- WHAT THE TASK REQUIRES: List, from the lines below, each one with "code" in it.

- SOURCE DATA:
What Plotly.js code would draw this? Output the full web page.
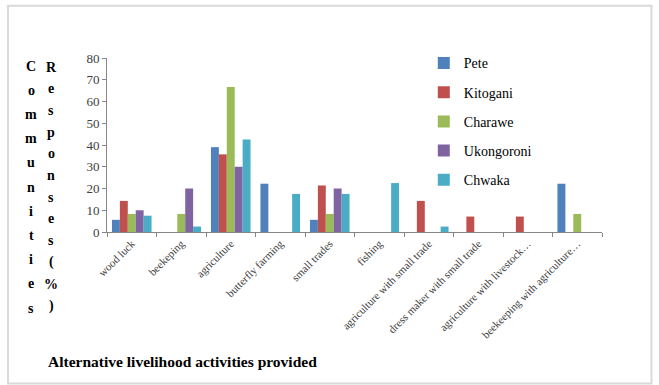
<!DOCTYPE html>
<html><head><meta charset="utf-8">
<script src="https://cdn.plot.ly/plotly-3.0.1.min.js"></script>
<style>html,body{margin:0;padding:0;background:#fff}#c{width:659px;height:385px}</style>
</head><body><div id="c"></div>
<script>
const categories = ["wood luck","beekeping","agriculture","butterfly farming","small trades","fishing","agriculture with small trade","dress maker with small trade","agriculture with livestock…","beekeeping with agriculture…"];
const seriesNames = ["Pete","Kitogani","Charawe","Ukongoroni","Chwaka"];
const pete       = [5.6, 0, 39, 22.2, 5.6, 0, 0, 0, 0, 22.2];
const kitogani   = [14.3, 0, 35.7, 0, 21.4, 0, 14.3, 7.1, 7.1, 0];
const charawe    = [8.3, 8.3, 66.7, 0, 8.3, 0, 0, 0, 0, 8.3];
const ukongoroni = [10, 20, 30, 0, 20, 0, 0, 0, 0, 0];
const chwaka     = [7.5, 2.5, 42.5, 17.5, 17.5, 22.5, 2.5, 0, 0, 0];
const tickVals = [0,10,20,30,40,50,60,70,80];
const yTitleA = "Communities";
const yTitleB = "Responses(%)";
const xTitle = "Alternative livelihood activities provided";
const colors = ["#4f81bd","#c0504d","#9bbb59","#8064a2","#4bacc6"];
const serif = "Times New Roman";

const allSeries = [pete, kitogani, charawe, ukongoroni, chwaka];
const traces = allSeries.map((vals, i) => ({
  type: "bar", name: seriesNames[i], x: categories, y: vals,
  marker: {color: colors[i]}, legendgroup: "g" + i
}));

const annotations = [];
function stack(str, xpx, ytop, step) {
  str.split("").forEach((ch, k) => {
    annotations.push({text: "<b>" + ch + "</b>", xref: "paper", yref: "paper",
      x: (xpx - 107) / 495, y: (232 - (ytop + k * step)) / 174,
      xanchor: "center", yanchor: "middle", showarrow: false,
      font: {family: serif, size: 14, color: "#000"}});
  });
}
stack(yTitleA, 31, 66, 24.2);
stack(yTitleB, 51, 67, 21.7);
annotations.push({text: "<b>" + xTitle + "</b>", xref: "paper", yref: "paper",
  x: (46 - 107) / 495, y: (232 - 361) / 174, xanchor: "left", yanchor: "middle", showarrow: false,
  font: {family: serif, size: 15.5, color: "#000"}});

const layout = {
  width: 659, height: 385,
  margin: {l: 107, r: 57, t: 58, b: 153},
  paper_bgcolor: "#fff", plot_bgcolor: "#fff",
  barmode: "group", bargap: 0.2, bargroupgap: 0,
  font: {family: serif, color: "#404040"},
  xaxis: {
    type: "category", tickangle: -45, tickfont: {family: serif, size: 11, color: "#404040"},
    showline: true, linecolor: "#868686", linewidth: 1, ticks: "outside", tickson: "boundaries",
    ticklen: 4, tickcolor: "#868686", showgrid: false, zeroline: false
  },
  yaxis: {
    range: [0, 80], tickvals: tickVals, ticks: "outside", ticklen: 4, tickcolor: "#868686",
    showline: true, linecolor: "#868686", linewidth: 1, showgrid: false, zeroline: false,
    tickfont: {family: serif, size: 13, color: "#404040"}
  },
  legend: {
    x: 0.64, y: 1.061, xanchor: "left", yanchor: "top",
    font: {family: serif, size: 14, color: "#000"},
    tracegroupgap: 8, bgcolor: "rgba(0,0,0,0)", itemwidth: 30
  },
  annotations: annotations,
  shapes: [
    {type: "rect", xref: "paper", yref: "paper", x0: -0.2, x1: 1.1, y0: -0.87, y1: 1.3,
     line: {color: "#d9d9d9", width: 2}}
  ]
};
Plotly.newPlot("c", traces, layout, {displayModeBar: false, staticPlot: true});
</script></body></html>
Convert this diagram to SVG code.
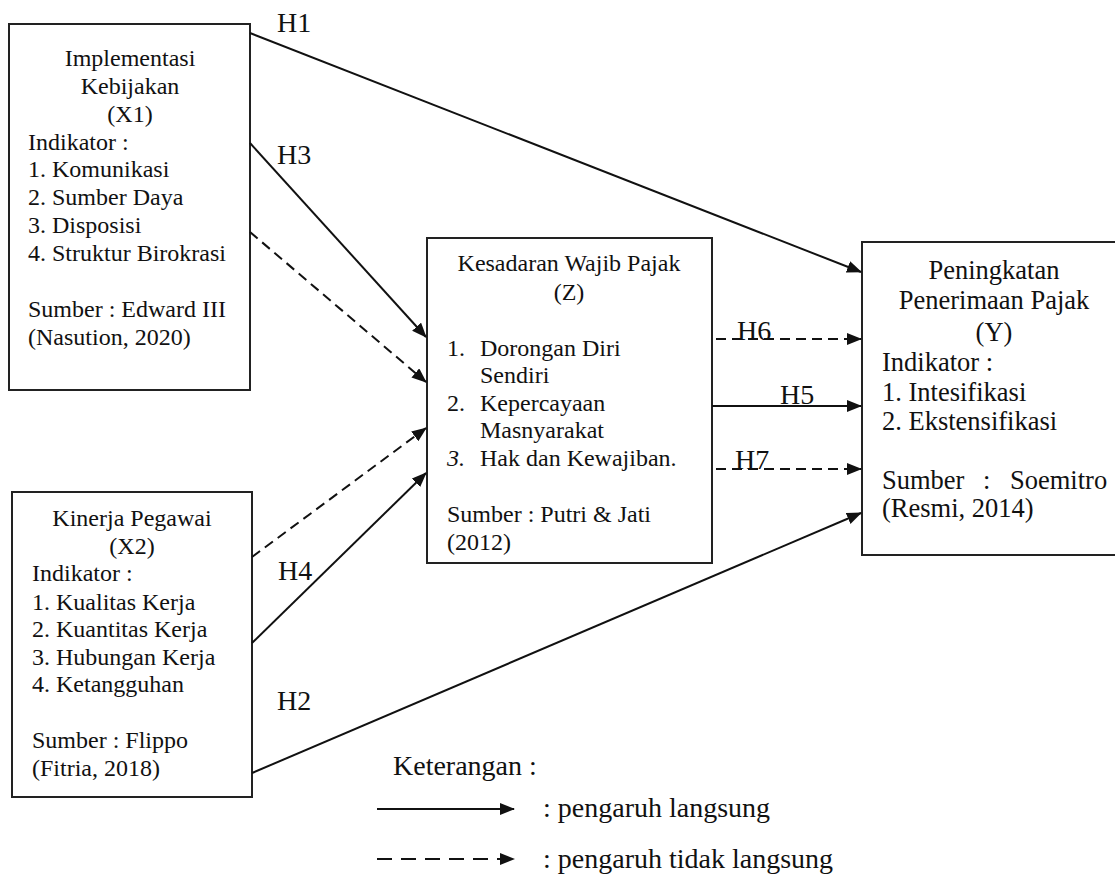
<svg xmlns="http://www.w3.org/2000/svg" width="1115" height="874" viewBox="0 0 1115 874">
<style>
.box{fill:#fff;stroke:#222;stroke-width:2}
.t{font-family:"Liberation Serif","Times New Roman",serif;font-size:24px;fill:#111}
.ty{font-family:"Liberation Serif","Times New Roman",serif;font-size:26.5px;fill:#111}
.c{text-anchor:middle}
.lbl{font-family:"Liberation Serif","Times New Roman",serif;font-size:28px;fill:#111}
.ln{fill:none;stroke:#111;stroke-width:2}
.ds{stroke-dasharray:10 6}
.dl{stroke-dasharray:15 9}
</style>
<defs>
<marker id="ah" markerUnits="userSpaceOnUse" markerWidth="15" markerHeight="13" refX="14" refY="6" orient="auto">
<path d="M0,0 L15,6 L0,12 z" fill="#111"/>
</marker>
</defs>
<g id="X1">
<rect class="box" x="9" y="24" width="241" height="366"/>
<text class="t c" x="130" y="66">Implementasi</text>
<text class="t c" x="130" y="94">Kebijakan</text>
<text class="t c" x="130" y="122">(X1)</text>
<text class="t" x="28" y="150">Indikator :</text>
<text class="t" x="28" y="177">1. Komunikasi</text>
<text class="t" x="28" y="205">2. Sumber Daya</text>
<text class="t" x="28" y="233">3. Disposisi</text>
<text class="t" x="28" y="261">4. Struktur Birokrasi</text>
<text class="t" x="28" y="317">Sumber : Edward III</text>
<text class="t" x="28" y="345">(Nasution, 2020)</text>
</g>
<g id="X2">
<rect class="box" x="12" y="492" width="240" height="305"/>
<text class="t c" x="132" y="526">Kinerja Pegawai</text>
<text class="t c" x="132" y="554">(X2)</text>
<text class="t" x="32" y="581">Indikator :</text>
<text class="t" x="32" y="610">1. Kualitas Kerja</text>
<text class="t" x="32" y="637">2. Kuantitas Kerja</text>
<text class="t" x="32" y="665">3. Hubungan Kerja</text>
<text class="t" x="32" y="692">4. Ketangguhan</text>
<text class="t" x="32" y="748">Sumber : Flippo</text>
<text class="t" x="32" y="776">(Fitria, 2018)</text>
</g>
<g id="Z">
<rect class="box" x="427" y="238" width="285" height="325"/>
<text class="t c" x="569" y="271">Kesadaran Wajib Pajak</text>
<text class="t c" x="569" y="300">(Z)</text>
<text class="t" x="447" y="356">1.</text>
<text class="t" x="480" y="356">Dorongan Diri</text>
<text class="t" x="480" y="383">Sendiri</text>
<text class="t" x="447" y="411">2.</text>
<text class="t" x="480" y="411">Kepercayaan</text>
<text class="t" x="480" y="438">Masnyarakat</text>
<text class="t" x="447" y="466" font-style="italic">3.</text>
<text class="t" x="480" y="466">Hak dan Kewajiban.</text>
<text class="t" x="447" y="522">Sumber : Putri &amp; Jati</text>
<text class="t" x="447" y="550">(2012)</text>
</g>
<g id="Y">
<rect class="box" x="862" y="242" width="264" height="313"/>
<text class="ty c" x="994" y="279">Peningkatan</text>
<text class="ty c" x="994" y="309">Penerimaan Pajak</text>
<text class="ty c" x="994" y="341">(Y)</text>
<text class="ty" x="882" y="371">Indikator :</text>
<text class="ty" x="882" y="401">1. Intesifikasi</text>
<text class="ty" x="882" y="430">2. Ekstensifikasi</text>
<text class="ty" x="882" y="489">Sumber</text>
<text class="ty" x="983" y="489">:</text>
<text class="ty" x="1010" y="489">Soemitro</text>
<text class="ty" x="882" y="517">(Resmi, 2014)</text>
</g>
<g id="connectors">
<line class="ln" x1="250" y1="33" x2="861" y2="272" marker-end="url(#ah)"/>
<line class="ln" x1="252" y1="773" x2="861" y2="513" marker-end="url(#ah)"/>
<line class="ln" x1="250" y1="143" x2="426" y2="337" marker-end="url(#ah)"/>
<line class="ln ds" x1="250" y1="232" x2="426" y2="382" marker-end="url(#ah)"/>
<line class="ln ds" x1="252" y1="557" x2="426" y2="428" marker-end="url(#ah)"/>
<line class="ln" x1="252" y1="643" x2="426" y2="473" marker-end="url(#ah)"/>
<line class="ln ds" x1="716" y1="339" x2="861" y2="339" marker-end="url(#ah)"/>
<line class="ln" x1="712" y1="406" x2="861" y2="406" marker-end="url(#ah)"/>
<line class="ln ds" x1="716" y1="469" x2="861" y2="469" marker-end="url(#ah)"/>
<text class="lbl" x="277" y="32">H1</text>
<text class="lbl" x="277" y="164">H3</text>
<text class="lbl" x="278" y="580">H4</text>
<text class="lbl" x="277" y="710">H2</text>
<text class="lbl" x="737" y="340">H6</text>
<text class="lbl" x="780" y="404">H5</text>
<text class="lbl" x="735" y="469">H7</text>
</g>
<g id="legend">
<text class="lbl" x="393" y="775">Keterangan :</text>
<line class="ln" x1="377" y1="809" x2="514" y2="809" marker-end="url(#ah)"/>
<text class="lbl" x="543" y="817">: pengaruh langsung</text>
<line class="ln dl" x1="377" y1="859" x2="514" y2="859" marker-end="url(#ah)"/>
<text class="lbl" x="543" y="868">: pengaruh tidak langsung</text>
</g>
</svg>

- FINAL RESULT:
What Plotly.js code would draw this? Output the full web page.
Convert this diagram to SVG code.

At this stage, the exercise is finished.